Requirement:
Only the lines from the line that has "Recreate this image" through the line that has "(0,0) rectangle (774,429);" should be reproduced, exactly and with both ends kept.

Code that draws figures
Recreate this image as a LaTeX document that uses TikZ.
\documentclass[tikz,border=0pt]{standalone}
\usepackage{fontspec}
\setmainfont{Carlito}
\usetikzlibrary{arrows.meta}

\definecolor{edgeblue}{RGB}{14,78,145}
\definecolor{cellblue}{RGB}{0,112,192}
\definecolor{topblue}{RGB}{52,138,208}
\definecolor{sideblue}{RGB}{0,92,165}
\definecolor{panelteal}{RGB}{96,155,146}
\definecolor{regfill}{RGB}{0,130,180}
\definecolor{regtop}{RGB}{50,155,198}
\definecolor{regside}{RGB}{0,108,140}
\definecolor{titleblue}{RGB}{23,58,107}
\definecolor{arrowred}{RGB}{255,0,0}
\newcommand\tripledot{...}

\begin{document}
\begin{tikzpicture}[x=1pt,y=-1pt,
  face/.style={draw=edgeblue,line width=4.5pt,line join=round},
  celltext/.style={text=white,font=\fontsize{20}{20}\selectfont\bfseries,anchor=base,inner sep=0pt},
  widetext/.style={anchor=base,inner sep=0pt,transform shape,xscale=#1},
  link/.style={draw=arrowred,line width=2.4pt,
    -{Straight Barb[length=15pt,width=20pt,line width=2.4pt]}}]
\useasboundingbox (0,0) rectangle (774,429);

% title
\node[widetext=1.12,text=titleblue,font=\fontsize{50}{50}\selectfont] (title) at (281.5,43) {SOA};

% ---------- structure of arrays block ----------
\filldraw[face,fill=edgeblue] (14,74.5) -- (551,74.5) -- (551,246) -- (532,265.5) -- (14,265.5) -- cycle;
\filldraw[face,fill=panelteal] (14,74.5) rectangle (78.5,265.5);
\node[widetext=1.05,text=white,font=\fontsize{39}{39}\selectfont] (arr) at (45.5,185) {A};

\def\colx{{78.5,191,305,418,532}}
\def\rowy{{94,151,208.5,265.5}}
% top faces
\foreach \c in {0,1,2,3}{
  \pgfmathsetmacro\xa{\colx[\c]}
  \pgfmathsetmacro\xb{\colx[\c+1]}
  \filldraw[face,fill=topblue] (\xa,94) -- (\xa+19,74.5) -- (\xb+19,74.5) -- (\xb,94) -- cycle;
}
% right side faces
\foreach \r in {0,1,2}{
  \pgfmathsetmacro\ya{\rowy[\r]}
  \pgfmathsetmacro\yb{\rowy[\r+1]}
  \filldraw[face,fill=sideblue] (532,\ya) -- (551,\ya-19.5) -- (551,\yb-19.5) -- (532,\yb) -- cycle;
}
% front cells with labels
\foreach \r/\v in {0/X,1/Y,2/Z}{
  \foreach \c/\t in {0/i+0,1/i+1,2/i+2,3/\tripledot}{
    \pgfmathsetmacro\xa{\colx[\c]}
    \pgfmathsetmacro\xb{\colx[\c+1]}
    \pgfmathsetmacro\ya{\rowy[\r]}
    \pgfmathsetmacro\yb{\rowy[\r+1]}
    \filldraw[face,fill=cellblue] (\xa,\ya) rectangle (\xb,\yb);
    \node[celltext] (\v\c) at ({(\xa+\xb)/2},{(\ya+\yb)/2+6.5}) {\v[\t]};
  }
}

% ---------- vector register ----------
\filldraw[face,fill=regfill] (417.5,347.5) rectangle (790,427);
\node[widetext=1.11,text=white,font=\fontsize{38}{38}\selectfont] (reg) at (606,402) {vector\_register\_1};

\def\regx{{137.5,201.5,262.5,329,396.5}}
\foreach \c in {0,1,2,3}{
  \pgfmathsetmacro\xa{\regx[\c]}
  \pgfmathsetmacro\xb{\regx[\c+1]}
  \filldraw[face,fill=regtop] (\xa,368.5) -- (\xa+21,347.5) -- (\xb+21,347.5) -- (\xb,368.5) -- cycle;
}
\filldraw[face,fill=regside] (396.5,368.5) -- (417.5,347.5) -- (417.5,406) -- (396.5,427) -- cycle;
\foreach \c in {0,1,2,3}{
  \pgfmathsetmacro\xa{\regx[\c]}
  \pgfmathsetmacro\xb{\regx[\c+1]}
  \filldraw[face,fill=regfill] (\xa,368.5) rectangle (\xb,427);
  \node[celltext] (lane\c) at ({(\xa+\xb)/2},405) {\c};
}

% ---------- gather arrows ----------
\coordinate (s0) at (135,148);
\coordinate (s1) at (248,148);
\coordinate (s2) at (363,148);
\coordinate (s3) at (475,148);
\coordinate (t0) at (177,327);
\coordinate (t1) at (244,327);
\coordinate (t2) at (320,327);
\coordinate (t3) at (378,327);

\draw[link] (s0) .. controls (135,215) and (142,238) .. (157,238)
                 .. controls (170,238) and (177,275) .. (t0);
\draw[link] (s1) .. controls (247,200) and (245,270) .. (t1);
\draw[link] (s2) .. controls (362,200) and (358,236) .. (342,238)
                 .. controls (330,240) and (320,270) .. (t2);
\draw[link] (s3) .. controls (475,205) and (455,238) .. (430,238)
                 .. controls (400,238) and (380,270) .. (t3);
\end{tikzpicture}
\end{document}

--

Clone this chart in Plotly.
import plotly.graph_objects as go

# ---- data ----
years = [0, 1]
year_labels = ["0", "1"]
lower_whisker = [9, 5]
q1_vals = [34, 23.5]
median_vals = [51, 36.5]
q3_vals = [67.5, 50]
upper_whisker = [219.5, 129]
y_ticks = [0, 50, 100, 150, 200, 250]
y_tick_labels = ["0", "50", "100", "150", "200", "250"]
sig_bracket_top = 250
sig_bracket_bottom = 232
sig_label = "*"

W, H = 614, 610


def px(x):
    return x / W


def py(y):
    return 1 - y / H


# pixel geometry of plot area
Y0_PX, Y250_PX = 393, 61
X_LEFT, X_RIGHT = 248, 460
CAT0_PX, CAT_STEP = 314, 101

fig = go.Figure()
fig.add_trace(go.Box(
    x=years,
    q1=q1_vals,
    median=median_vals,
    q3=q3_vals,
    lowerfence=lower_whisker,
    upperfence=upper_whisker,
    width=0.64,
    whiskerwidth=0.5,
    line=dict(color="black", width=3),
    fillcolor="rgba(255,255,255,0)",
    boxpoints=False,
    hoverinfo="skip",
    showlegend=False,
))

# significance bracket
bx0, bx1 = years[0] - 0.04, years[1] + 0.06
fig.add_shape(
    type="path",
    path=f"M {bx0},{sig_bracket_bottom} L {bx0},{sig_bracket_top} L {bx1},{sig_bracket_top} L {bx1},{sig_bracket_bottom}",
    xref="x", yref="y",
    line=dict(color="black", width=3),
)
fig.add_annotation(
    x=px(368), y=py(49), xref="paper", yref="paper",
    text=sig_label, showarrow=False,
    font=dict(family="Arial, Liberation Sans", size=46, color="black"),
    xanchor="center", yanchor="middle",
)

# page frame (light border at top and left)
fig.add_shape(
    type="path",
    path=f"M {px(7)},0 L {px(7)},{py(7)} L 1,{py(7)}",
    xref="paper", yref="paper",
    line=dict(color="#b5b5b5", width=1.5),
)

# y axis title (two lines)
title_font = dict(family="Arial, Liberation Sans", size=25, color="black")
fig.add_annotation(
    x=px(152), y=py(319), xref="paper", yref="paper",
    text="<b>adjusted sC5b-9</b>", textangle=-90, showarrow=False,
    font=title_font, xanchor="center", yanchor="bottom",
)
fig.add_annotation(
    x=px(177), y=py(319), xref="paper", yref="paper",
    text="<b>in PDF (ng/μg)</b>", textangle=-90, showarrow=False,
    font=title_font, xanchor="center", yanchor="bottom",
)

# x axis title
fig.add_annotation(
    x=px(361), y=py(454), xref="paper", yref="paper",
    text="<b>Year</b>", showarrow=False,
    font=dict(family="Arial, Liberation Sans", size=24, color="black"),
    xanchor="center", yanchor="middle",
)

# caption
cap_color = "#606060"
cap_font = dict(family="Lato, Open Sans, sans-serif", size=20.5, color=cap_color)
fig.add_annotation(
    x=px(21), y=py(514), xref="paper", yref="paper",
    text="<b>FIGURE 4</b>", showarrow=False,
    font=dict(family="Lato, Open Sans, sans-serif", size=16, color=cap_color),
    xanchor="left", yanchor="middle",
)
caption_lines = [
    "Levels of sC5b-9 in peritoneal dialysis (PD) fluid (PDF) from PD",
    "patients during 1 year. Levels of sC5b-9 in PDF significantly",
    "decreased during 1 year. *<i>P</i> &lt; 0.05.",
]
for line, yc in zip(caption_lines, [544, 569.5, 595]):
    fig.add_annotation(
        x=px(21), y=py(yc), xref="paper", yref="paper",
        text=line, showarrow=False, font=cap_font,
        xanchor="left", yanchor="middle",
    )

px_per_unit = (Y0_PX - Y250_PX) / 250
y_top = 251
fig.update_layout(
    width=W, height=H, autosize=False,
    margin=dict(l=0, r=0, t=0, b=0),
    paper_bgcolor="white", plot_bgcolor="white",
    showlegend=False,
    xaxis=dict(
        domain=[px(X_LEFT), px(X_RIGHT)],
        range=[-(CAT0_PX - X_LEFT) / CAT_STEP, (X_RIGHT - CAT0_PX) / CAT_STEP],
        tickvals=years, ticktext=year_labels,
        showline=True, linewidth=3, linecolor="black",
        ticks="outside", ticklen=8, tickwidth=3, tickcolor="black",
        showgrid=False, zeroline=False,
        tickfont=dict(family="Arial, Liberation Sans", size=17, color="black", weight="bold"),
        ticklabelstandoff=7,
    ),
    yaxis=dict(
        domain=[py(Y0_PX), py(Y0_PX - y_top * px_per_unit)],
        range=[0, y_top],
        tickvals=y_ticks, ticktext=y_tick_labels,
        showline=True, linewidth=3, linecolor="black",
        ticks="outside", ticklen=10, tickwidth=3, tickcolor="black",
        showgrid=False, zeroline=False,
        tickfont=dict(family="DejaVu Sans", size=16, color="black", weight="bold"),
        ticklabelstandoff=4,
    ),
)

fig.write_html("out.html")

Response below:
Recreate this image as a LaTeX document that uses TikZ.
\documentclass[tikz,border=0pt]{standalone}
\usepackage{fontspec}
\setmainfont{Carlito}
\usetikzlibrary{arrows.meta}

\definecolor{edgeblue}{RGB}{14,78,145}
\definecolor{cellblue}{RGB}{0,112,192}
\definecolor{topblue}{RGB}{52,138,208}
\definecolor{sideblue}{RGB}{0,92,165}
\definecolor{panelteal}{RGB}{96,155,146}
\definecolor{regfill}{RGB}{0,130,180}
\definecolor{regtop}{RGB}{50,155,198}
\definecolor{regside}{RGB}{0,108,140}
\definecolor{titleblue}{RGB}{23,58,107}
\definecolor{arrowred}{RGB}{255,0,0}
\newcommand\tripledot{...}

\begin{document}
\begin{tikzpicture}[x=1pt,y=-1pt,
  face/.style={draw=edgeblue,line width=4.5pt,line join=round},
  celltext/.style={text=white,font=\fontsize{20}{20}\selectfont\bfseries,anchor=base,inner sep=0pt},
  widetext/.style={anchor=base,inner sep=0pt,transform shape,xscale=#1},
  link/.style={draw=arrowred,line width=2.4pt,
    -{Straight Barb[length=15pt,width=20pt,line width=2.4pt]}}]
\useasboundingbox (0,0) rectangle (774,429);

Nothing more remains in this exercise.